Coordinated by the National Network of Youth Ministries in San Diego, the event is youth-led by design and takes place each year before the school day begins. Local youth ministers from a variety of denominations encourage their youngsters — kindergartners through high schoolers — to show up for school early and pray at the flagpole.
Predictable controversies have occurred. Three protesters showed up at an elementary school in Pennsylvania with placards directed at the children reading “Don’t pray in my school, I won’t think in your church.”
This year, teachers in Sumner County, Tennessee, were given official guidelines — which basically told them to stand back and let the kids speak to God without any adult intervention or structure, reported Jennifer Easton in the Nashville Tennesseean:
While hundreds of students across Sumner County will gather at their school’s flagpole for prayer Wednesday morning for See You At The Pole Day, school officials have taken extra measures to ensure teachers, administrators and coaches do not publicly endorse religion.

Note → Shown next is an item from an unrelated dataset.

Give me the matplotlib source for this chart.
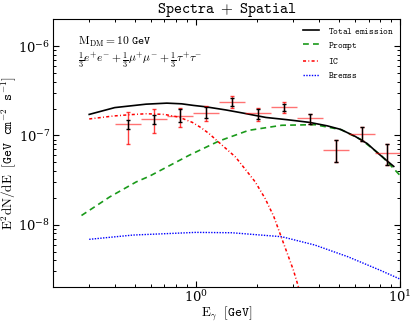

In anticipation of the global annual event that serves to encourage prayer for students, Sumner school officials recently distributed guidelines telling school staff if they choose to pray on campus, it must be done out of sight and earshot of students.
“When a teacher or administrator participates in events such as See You At The Pole, it is possible for a student to confuse a teacher or administrator’s personal speech with their official speech,” the guidelines state.
The new rules were a result of an American Civil Liberties Union suit that accuses the district of promoting Christianity. A jury trial is scheduled for June 2012. Teachers have come under new scrutiny, reported Easton:
The policy change has created some frustration among coaches and administrators, said Jason Cline, area director of the Northern Middle Tennessee chapter of Fellowship of Christian Athletes.
“I think the coaches have been told so much about what they can’t do, they’re not sure about what they can do,” Cline said.
A group of teenagers in Burleson, Texas, is credited with the “See You at the Pole” concept in 1990.
“They came seeking God and little did they know how powerfully He was about to move,” notes a press release from the youth ministers network. “Compelled to pray, they drove to three different schools that night. Not knowing exactly what to do, they went to the school flagpoles and prayed for their friends, schools, and leaders.
” Those students had no idea how God would use their obedience.
“God used what He did among those teenagers and others who were holding similar prayer meetings at their schools to birth a vision in the hearts of youth leaders across Texas. The vision was that students throughout Texas would follow these examples and meet at their school flagpoles to pray simultaneously. The challenge was named ‘See You at the Pole’ and shared with 20,000 students in June 1990 at Reunion Arena in Dallas.”
On September 12, 1990, more than 45,000 teenagers met at school flagpoles in four different states to pray before the start of school. Reports came for days after the first event. On September 11, 1991, at 7:00 a.m., an estimated one million students gathered at school flagpoles all over the country.
“From Boston to Los Angeles, from North Dakota to the tip of Texas, students came together to pray,” reads the press release. “Some sang, some read Scripture, but most importantly, they prayed. Like those first students, they prayed for their schools, for their friends, for their leaders, and for their country.”
More than 30,000 kids in Alabama gathered at various schools, reported Greg Garrison for the Birmingham News:
With a heavy fog hanging in the air, about 300 Oak Mountain Middle School students huddled on the football field to pray this morning before school.
An estimated 30,000 Christian students gathered before school at more than 200 public schools across central Alabama in observance of “See You at the Pole” day. The “See You at the Pole” event, which began at a Texas school in 1990, usually lasts from 7:15 a.m. to 8 a.m. before students go to class. More than two million students are estimated to take part each year.
The movement toward religious clubs meeting on campus and organizing prayer rallies before school gained steam after the 1984 Equal Access Act granted student-led religious clubs the same right to meet on campus as other clubs. The law was upheld by the U.S. Supreme Court in 1990.